When you turn on the taps in your home water flows. Likewise, when you turn on the washing machine or the dishwasher, water flows.
Most folks in this country -- well over 99 percent -- are connected to some kind of a collective water system. In general, these systems take water from ground wells or reservoirs, pump it into storage tanks, and then allow gravity to supply the force that makes the water flow into your home. Civilized humans have been using such water supply systems for more than 2,500 years.
Out in the country, however, things are usually a bit different. Well, they're different in the "out in the country" that I'm familiar with anyway.
|Before 'lectricity came in there was a windmill here at the home place.|
Our ranch is miles and miles from the closest municipal water system, and even farther away from any water reservoir. Regardless, we do have running water.
Water for the house and buildings comes from a well about 300 yards from the house. This well also supplies stock water for the roughly 800 acres of the home place.
|There's a well under that cover. The T-handle is a valve in the line leading to stock tanks.|
The well is about 150 feet deep and is equipped with an electric submersible pump. The system has a demand switch which instantly starts the pump when a pressure drop is detected. So turn on a tap in the house and water flows. Or when the water level drops in a stock tank and the float valve opens, water flows into the stock tank.
|Inside the "well house"|
As you might imagine, the stock tanks are supplied from the well via underground pipes. As is the house. That single home place well supplies the house and barn, a dozen outdoor hydrants, and up to a dozen stock tanks.

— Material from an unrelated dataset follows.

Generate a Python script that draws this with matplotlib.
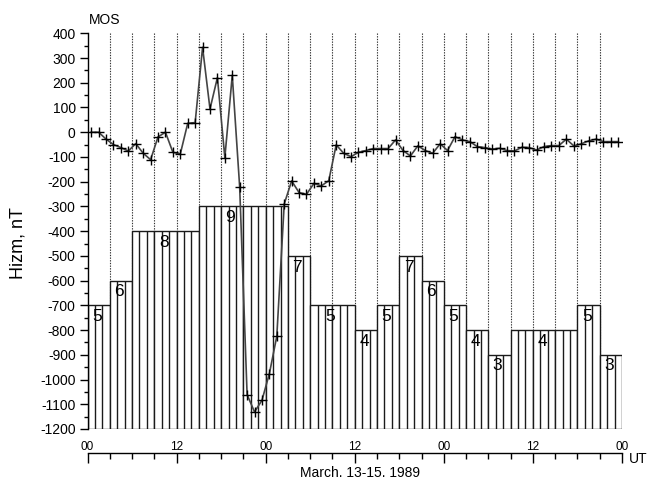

I don't recall off the top of my head the gallons per minute rating of the well and pump, but I do know that when stock tanks are filling the water flow is reduced at the house. If I'm watering my garden, for instance, and the cows go to water, the spray at the garden sprinkler goes from a 40-foot pattern to a five-foot pattern.
As I noted earlier, the submersible pump is powered by electricity, so when (not if!) the power goes off the water flow stops, at least until I get the generator lit off and switches thrown.
These limitations are sometimes inconveniences, but we've learned to live with them. As have most country folks. In return we get some of the tastiest and best water available in the world.
There's a similar setup down on the south unit where a single electrically pumped well serves eight stock tanks.
|South unit well, previously pumped via windmill.|
There's also a single windmill-pumped well on the south unit which supplies three stock tanks.
Windmills are interesting.
Wind turns the blades, which are connected to a gear box which changes rotational motion into reciprocal motion, from round-and-round to up-and-down. This moves a shaft up and down in the well bore. At the end of the shaft is a clever bore pump equipped with check valves which forces water up the pipe so long as the shaft continues to go up and down.
We've got a half-dozen windmills on the north unit, serving about 15 stock tanks.
The windmills run on "free" energy, so there's no electric bill to pay, but there's also no water flow when the air is calm. Windmills need periodic maintenance, too, and the bore pumps wear out every 5-10 years or so. No such thing as a free lunch. Or drink. I have a place in town, too, and when I carefully crunch all the numbers it looks like I pay about the same for water, gallon for gallon, in town and on the ranch.
Regardless of the system, we need the water. Cows drink 15 or more gallons per day, and the people use a lot of water too.